→ **Task**:
Print exactly the lines from the first one down to the line containing "from bokeh.resources import INLINE", both ends included, with no pictures and nothing else.

[start Information shown]

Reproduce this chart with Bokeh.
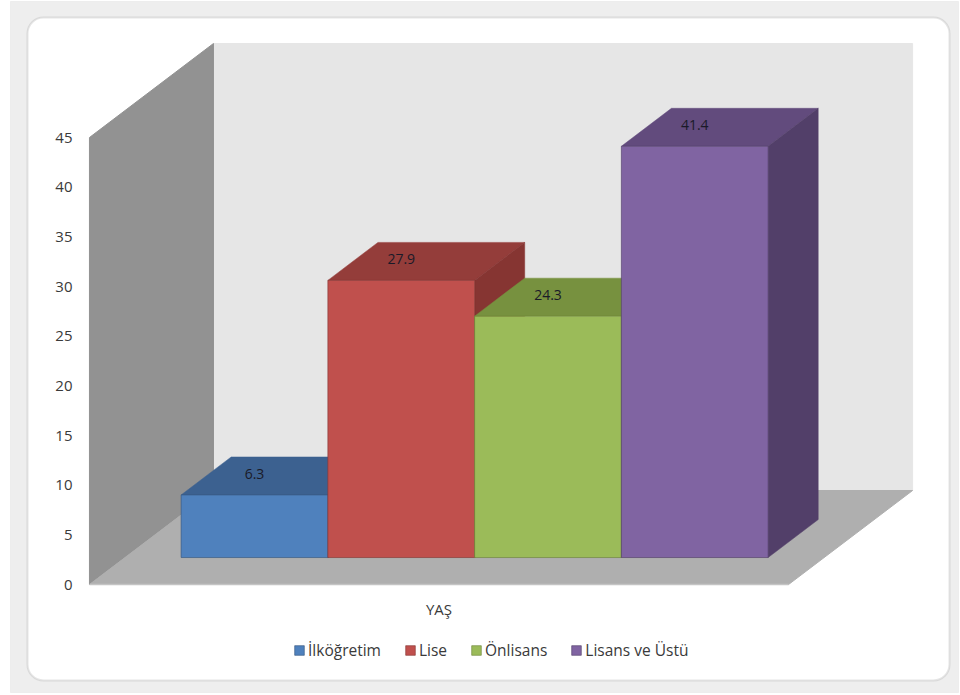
from bokeh.plotting import figure
from bokeh.models import Range1d, ColumnDataSource, BoxAnnotation, Legend, LegendItem
from bokeh.core.properties import value
from bokeh.embed import file_html
from bokeh.resources import INLINE

# ---------------- data ----------------
categories = ["İlköğretim", "Lise", "Önlisans", "Lisans ve Üstü"]
values = [6.3, 27.9, 24.3, 41.4]
value_labels = ["6.3", "27.9", "24.3", "41.4"]
y_ticks = [0, 5, 10, 15, 20, 25, 30, 35, 40, 45]
y_tick_labels = ["0", "5", "10", "15", "20", "25", "30", "35", "40", "45"]
axis_title = "YAŞ"
front_colors = ["#4f81bd", "#c0504d", "#9bbb59", "#8064a2"]
top_colors = ["#3c6190", "#943d3a", "#77913f", "#624b7d"]
side_colors = ["#365780", "#863532", "#6c8439", "#523f69"]

# ---------------- geometry (layout) ----------------
W, H = 960, 695
S = 447.0 / 45.0          # px per value unit
U = 146.75                # px per category unit
X0_PX, Y0_PX = 218.4, 584.0
DX = 124.0 / U            # depth vector (full depth) in x units
DY = 94.0 / S             # depth vector in value units
D0, D1 = 0.287, 0.691     # bar depth span
YMAX = 45
n = len(categories)
GAP = 0.382
XL = -0.5 - GAP
XR = n - 0.5 + GAP

def px(x):
    return (x - X0_PX) / U

def py(y):
    return (Y0_PX - y) / S

FONT_NAME = "Open Sans"
FONT = value(FONT_NAME)

p = figure(width=W, height=H, x_range=Range1d(px(0), px(W)), y_range=Range1d(py(H), py(0)),
           x_axis_type=None, y_axis_type=None, toolbar_location=None,
           output_backend="svg", min_border=0, outline_line_color=None,
           background_fill_color="white", border_fill_color="white")
p.xgrid.visible = False
p.ygrid.visible = False

# spreadsheet frame band and white chart area
p.add_layout(BoxAnnotation(left=px(10), right=px(958), top=py(1), bottom=py(692),
                           fill_color="#eeeeee", fill_alpha=1, line_color="#d8d8d8", line_width=1,
                           level="underlay"))
p.add_layout(BoxAnnotation(left=px(27), right=px(949), top=py(17), bottom=py(680),
                           fill_color="white", fill_alpha=1, line_color="#a9a9a9", line_width=2,
                           border_radius=16, level="underlay"))

# walls
p.quad(left=[XL + DX], right=[XR + DX], bottom=[DY], top=[YMAX + DY],
       fill_color="#e6e6e6", line_color="#e6e6e6")
p.patch(x=[XL, XL, XL + DX, XL + DX], y=[0, YMAX, YMAX + DY, DY],
        fill_color="#929292", line_color="#929292")
p.patch(x=[XL, XR, XR + DX, XL + DX], y=[0, 0, DY, DY],
        fill_color="#afafaf", line_color="#afafaf")
p.line(x=[XL, XR], y=[0, 0], line_color="#c4c4c4", line_width=1.5)

# bars
bd = D1 - D0
front_renderers = []
for i, v in enumerate(values):
    L = i - 0.5 + D0 * DX
    R = i + 0.5 + D0 * DX
    B = D0 * DY
    T = v + D0 * DY
    p.patch(x=[L, R, R + bd * DX, L + bd * DX], y=[T, T, T + bd * DY, T + bd * DY],
            fill_color=top_colors[i], line_color=top_colors[i], line_width=0.5)
    p.patch(x=[R, R + bd * DX, R + bd * DX, R], y=[B, B + bd * DY, T + bd * DY, T],
            fill_color=side_colors[i], line_color=side_colors[i], line_width=0.5)
    src = ColumnDataSource(dict(left=[L], right=[R], bottom=[B], top=[T]))
    r = p.quad(left="left", right="right", bottom="bottom", top="top", source=src,
               fill_color=front_colors[i], line_color=side_colors[i], line_width=0.8,
               line_alpha=0.8)
    front_renderers.append(r)

# value labels on top faces
lab_x = [i + D0 * DX for i in range(n)]
lab_y = [v + 48.0 / S for v in values]
p.text(x=lab_x, y=lab_y, text=value_labels, text_font=FONT, text_font_size="14px",
       text_color="#1a1a28", text_align="center", text_baseline="middle")

# y tick labels
p.text(x=[XL - 17.0 / U] * len(y_ticks), y=y_ticks, text=y_tick_labels, text_font=FONT,
       text_font_size="15px", text_color="#3a3a3a", text_align="right", text_baseline="middle")

# category axis title
p.text(x=[(n - 1) / 2.0], y=[-24.0 / S], text=[axis_title], text_font=FONT,
       text_font_size="15px", text_color="#3a3a3a", text_align="center", text_baseline="middle")

legend = Legend(items=[LegendItem(label=c, renderers=[r]) for c, r in zip(categories, front_renderers)],
                orientation="horizontal", location=(293, 34), padding=0, margin=0, spacing=23,
                glyph_width=12, glyph_height=12, label_height=15, label_standoff=3,
                label_text_font=FONT_NAME, label_text_font_size="15.5px", label_text_color="#3a3a3a",
                background_fill_alpha=0, border_line_color=None)
p.add_layout(legend)

open("out.html", "w").write(file_html(p, INLINE))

[end Information shown]

→ **Output**:
Reproduce this chart with Bokeh.
from bokeh.plotting import figure
from bokeh.models import Range1d, ColumnDataSource, BoxAnnotation, Legend, LegendItem
from bokeh.core.properties import value
from bokeh.embed import file_html
from bokeh.resources import INLINE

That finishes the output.